A lifelong athlete, Mintz also spent plenty of time playing basketball and traveled to Israel in 1977 to explore a possible professional career. "It was a great experience for me, but I decided that my future lay in teaching, rather than basketball," he said. After returning to Boulder High on a one-year teaching contract, Mintz began to explore other options, including law school.

After taking the LSAT, Mintz applied to Miami Law and was accepted. "Miami was attractive to me for several reasons," he said. "Dean Soia Mentschikoff was a legend in academia, and my parents, Harold and Margaret Mintz, had moved to Boca Raton."

Mintz said that enrolling at Miami Law was one of the best decisions he ever made. "The professors, the students, and the learning environment were all great," he said.

While in law school, Mintz benefited from summer internships at Greenberg Traurig, and Cadwalader, Wickersham & Taft's offices in New York and Washington, D.C. After earning his J.D. degreemagna cum laude, in 1981, he joined Sidley Austin LLP in Chicago. "Having Dean Mentschikoff opened some doors for me, as she had taught at the University of Chicago before coming to Miami and was well known to many people in the bigger firms."

Mintz spent 13 years with Sidley Austin, the last four as a partner, specializing in commercial litigation and business reorganization, including real estate restructurings. As a partner, he was brought in to assist with the disposition of the John D. and Catherine T. MacArthur Foundation's extensive real estate holdings in Florida.

Beginning in the late 1980s, the Foundation sold or donated about 100,000 acres on Florida's east coast for private development and public uses, including the John D. MacArthur Beach State Park in Jupiter. Using the proceeds, the Foundation created a $20 million fund at the Palm Beach and Martin County Community Foundation to support education, the environment, arts and culture, and community development in Palm Beach and Martin counties.

Joining the Foundation

In 1994, the MacArthur Foundation began looking for a new general counsel, and Mintz was ready for a change in his career. He took the position, and has guided the legal department since then.

"In the early 1990s, I had been traveling frequently for the law firm, and wanted to have more control over my life. While I thoroughly enjoyed my colleagues and the work at Sidley, I was also interested in working at a mission-based organization," Mintz said. He had also married and was starting a family with his wife, Marianne. Their son, Samuel, is now working in computer programming, and daughter, Johanna, is following in her father's footsteps, working at a small law firm in the not-for-profit sector.

After joining the MacArthur Foundation, Mintz became immersed in tax-exempt law, and became an active leader in the field of legal philanthropy. For instance, he served as a board member for the Donors Forum, and the Council on Foundations, and was Chairman of the Board of Security Council Reports, a charitable organization. He is also a board member of the Juvenile Protective Association, a not-for-profit providing counseling to children at risk and their families, and the Francis Parker School. 

At the Foundation, Mintz is a member of the executive leadership team that advises the president on strategy and counsels the board.
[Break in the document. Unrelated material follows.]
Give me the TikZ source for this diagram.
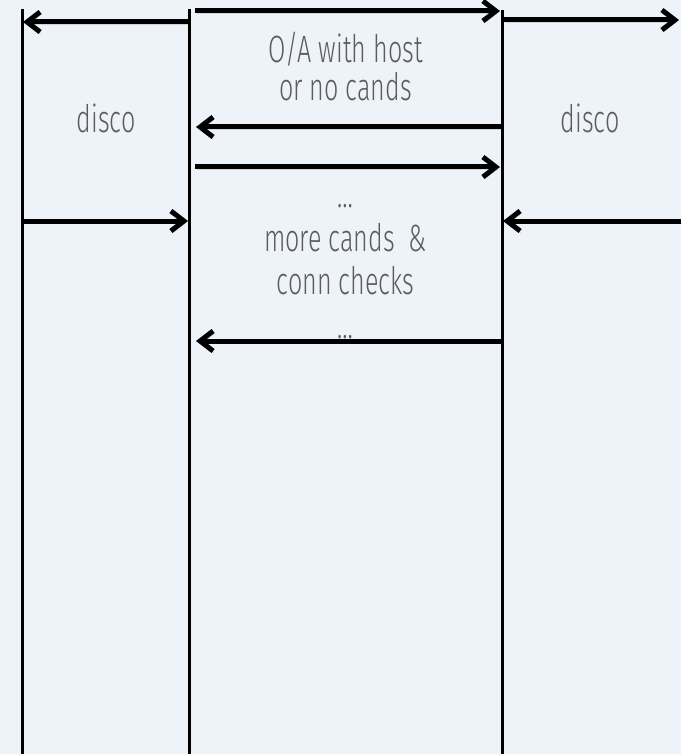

He also coordinates the work of the MacArthur Advisory Services, which advises other foundations, corporate donors, and individual donors on a range of issues. That wide-ranging experience has helped Mintz work with other philanthropic partners, as collaboration is a crucial element of the Foundation's work.

For instance, Mintz was an active participant in a multi-foundation initiative to acquire the archives of Chicago's Johnson Publishing Company out of bankruptcy. The archives of Ebony and Jet and other magazines owned by that publisher provide an unparalleled story of the African-American experience in the United States. "Working with our partners, we were able to buy the archive out of the federal bankruptcy court, and plan to make this material available to the public," he said. The archives contain landmark photos including athletes like pitcher Satchel Paige, runner Jesse Owens as well as Emmett Till, a 14-year-old who was lynched in Mississippi in 1955, and civil rights leader Malcolm X's personal collection of photos, and thousands more historic images.

A Return to Teaching

For the past four years, Mintz has taught a one-week short course at Miami Law on "Emerging Forms of Philanthropy and the Role of Private Foundations in Effecting Social Change." He enjoys his return to teaching, which is an extension of the training he provides for the MacArthur Foundation's legal staff.

When his students ask for career advice, Mintz emphasizes the importance of gaining different experiences in law school. "Don't be afraid of getting out of your comfort zone," he says. "If something doesn't work, then try something else until you find a field that brings out your passion and commitment. You need to be the one who defines your success in life."